§ REQUIREMENT: Return precisely the span of lines from the top of the material below to the line containing "ax2.tick_params(axis='y', pad=8)", both included. Pictures are excluded.

--

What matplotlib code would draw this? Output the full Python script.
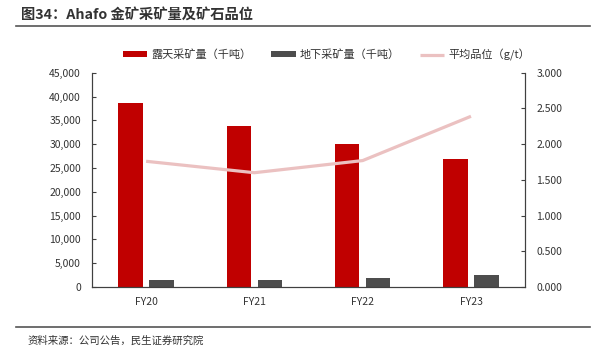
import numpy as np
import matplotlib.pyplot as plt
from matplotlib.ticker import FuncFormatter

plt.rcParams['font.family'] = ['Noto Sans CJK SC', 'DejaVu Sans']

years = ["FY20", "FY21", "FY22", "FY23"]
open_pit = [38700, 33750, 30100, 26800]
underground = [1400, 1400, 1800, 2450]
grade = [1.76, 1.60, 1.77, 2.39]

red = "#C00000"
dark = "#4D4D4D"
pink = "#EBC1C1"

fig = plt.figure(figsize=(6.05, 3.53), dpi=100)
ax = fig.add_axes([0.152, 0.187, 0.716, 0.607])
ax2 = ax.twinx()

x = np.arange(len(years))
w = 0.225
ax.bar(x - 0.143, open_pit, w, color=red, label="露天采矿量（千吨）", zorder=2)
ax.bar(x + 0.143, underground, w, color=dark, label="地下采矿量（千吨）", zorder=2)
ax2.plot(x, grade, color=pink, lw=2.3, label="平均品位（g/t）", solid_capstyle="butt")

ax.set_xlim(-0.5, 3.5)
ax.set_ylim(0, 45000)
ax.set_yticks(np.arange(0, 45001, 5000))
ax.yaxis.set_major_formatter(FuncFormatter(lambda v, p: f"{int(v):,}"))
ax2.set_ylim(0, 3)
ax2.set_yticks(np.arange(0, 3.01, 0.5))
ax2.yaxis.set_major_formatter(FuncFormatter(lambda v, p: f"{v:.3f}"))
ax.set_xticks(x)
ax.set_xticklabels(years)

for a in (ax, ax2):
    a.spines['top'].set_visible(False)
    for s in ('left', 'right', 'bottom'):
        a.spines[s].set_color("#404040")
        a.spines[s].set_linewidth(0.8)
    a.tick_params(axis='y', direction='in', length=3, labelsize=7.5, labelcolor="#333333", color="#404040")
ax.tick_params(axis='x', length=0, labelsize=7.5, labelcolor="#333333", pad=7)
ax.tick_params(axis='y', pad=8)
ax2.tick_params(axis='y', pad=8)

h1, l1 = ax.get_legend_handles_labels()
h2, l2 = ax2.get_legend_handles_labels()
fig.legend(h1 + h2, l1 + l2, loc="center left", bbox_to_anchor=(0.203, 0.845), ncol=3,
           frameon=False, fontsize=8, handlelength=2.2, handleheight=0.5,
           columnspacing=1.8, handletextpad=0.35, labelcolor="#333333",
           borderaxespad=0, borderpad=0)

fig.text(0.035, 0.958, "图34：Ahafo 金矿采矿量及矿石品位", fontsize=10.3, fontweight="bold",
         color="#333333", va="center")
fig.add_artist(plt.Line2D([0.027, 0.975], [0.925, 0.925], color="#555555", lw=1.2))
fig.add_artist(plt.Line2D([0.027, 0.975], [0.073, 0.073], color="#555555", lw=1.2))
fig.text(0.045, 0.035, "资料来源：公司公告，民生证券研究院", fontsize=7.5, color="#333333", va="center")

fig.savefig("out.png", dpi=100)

--

§ RESPONSE BELOW:
What matplotlib code would draw this? Output the full Python script.
import numpy as np
import matplotlib.pyplot as plt
from matplotlib.ticker import FuncFormatter

plt.rcParams['font.family'] = ['Noto Sans CJK SC', 'DejaVu Sans']

years = ["FY20", "FY21", "FY22", "FY23"]
open_pit = [38700, 33750, 30100, 26800]
underground = [1400, 1400, 1800, 2450]
grade = [1.76, 1.60, 1.77, 2.39]

red = "#C00000"
dark = "#4D4D4D"
pink = "#EBC1C1"

fig = plt.figure(figsize=(6.05, 3.53), dpi=100)
ax = fig.add_axes([0.152, 0.187, 0.716, 0.607])
ax2 = ax.twinx()

x = np.arange(len(years))
w = 0.225
ax.bar(x - 0.143, open_pit, w, color=red, label="露天采矿量（千吨）", zorder=2)
ax.bar(x + 0.143, underground, w, color=dark, label="地下采矿量（千吨）", zorder=2)
ax2.plot(x, grade, color=pink, lw=2.3, label="平均品位（g/t）", solid_capstyle="butt")

ax.set_xlim(-0.5, 3.5)
ax.set_ylim(0, 45000)
ax.set_yticks(np.arange(0, 45001, 5000))
ax.yaxis.set_major_formatter(FuncFormatter(lambda v, p: f"{int(v):,}"))
ax2.set_ylim(0, 3)
ax2.set_yticks(np.arange(0, 3.01, 0.5))
ax2.yaxis.set_major_formatter(FuncFormatter(lambda v, p: f"{v:.3f}"))
ax.set_xticks(x)
ax.set_xticklabels(years)

for a in (ax, ax2):
    a.spines['top'].set_visible(False)
    for s in ('left', 'right', 'bottom'):
        a.spines[s].set_color("#404040")
        a.spines[s].set_linewidth(0.8)
    a.tick_params(axis='y', direction='in', length=3, labelsize=7.5, labelcolor="#333333", color="#404040")
ax.tick_params(axis='x', length=0, labelsize=7.5, labelcolor="#333333", pad=7)
ax.tick_params(axis='y', pad=8)
ax2.tick_params(axis='y', pad=8)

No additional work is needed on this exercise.